Политическое решение было найдено в тесном сотрудничестве с Австрией Меттерниха, и в аграрном вопросе крупные землевладельцы получили значительные преимущества. После ухода Бойена с поста военного министра в 1819 году наметились тенденции не просто к изгнанию подозрительных элементов, но и к формированию системы, которая гарантировала бы, что «чужеродные», т. е. буржуазно-либеральные элементы будут лишены продвижения по службе, что и до этого происходило лишь в исключительных случаях.
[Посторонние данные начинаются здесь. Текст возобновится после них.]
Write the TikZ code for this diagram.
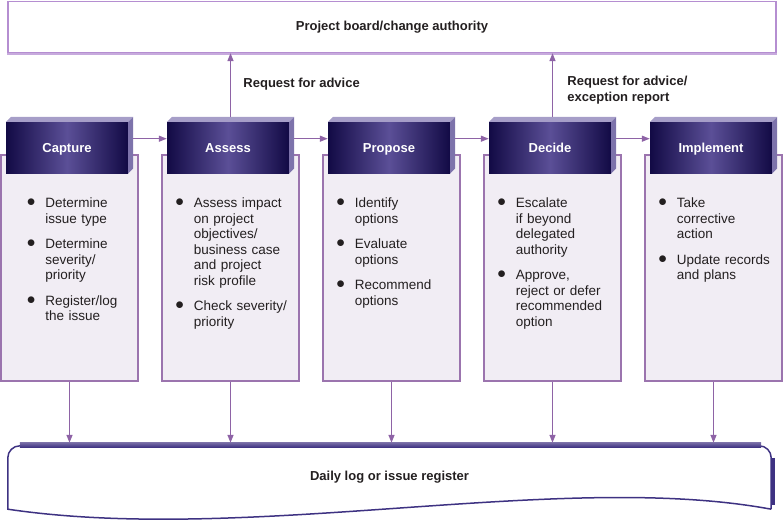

Когда Бойен во второй раз занял пост военного министра (1840—1848), он был так же бессилен переломить эти тенденции, как и сама революция 1848 года. Последняя не внесла практически никаких изменений в состав прусского офицерского корпуса, но только укрепила офицерство в его твердом намерении противостоять либеральным идеям и еще сильнее крепить единство короны и аристократии.

Однако внутри самого офицерского корпуса заметно усилилось напряжение, связанное с деятельностью двух противоборствующих лагерей. Принц Фридрих-Карл Прусский в своем эссе (приложение 1) отмечает, что к 1855 году те из «ополченцев», кто остался в армии, дослужились к сорока и более годам до командующих полками и выше. По его мнению, они проявляли безответственность и небрежность при назначении на офицерские должности, и поэтому среди офицеров снова появилось множество «странных типов». Далее принц пишет о том, что сыновьям бедных дворян и стесненных в средствах офицеров стало еще труднее пробиться в люди с помощью военной карьеры и что в конце концов (примерно с 1845 до 1860 года) офицеров приходилось набирать «отовсюду, откуда только можно: молодые буржуа получали офицерские звания в таких количествах, о каких до сих пор не могли и мечтать, а принятые на службу аристократы зачастую оказывались самыми никчемными личностями – это были те, кто забросил учебу, и им подобные. Примерно в то же время качество обучения в наших военных академиях заметно ухудшилось, и до сих пор оно оставляет желать лучшего. В Берлинском кадетском корпусе появились многочисленные случаи воровства».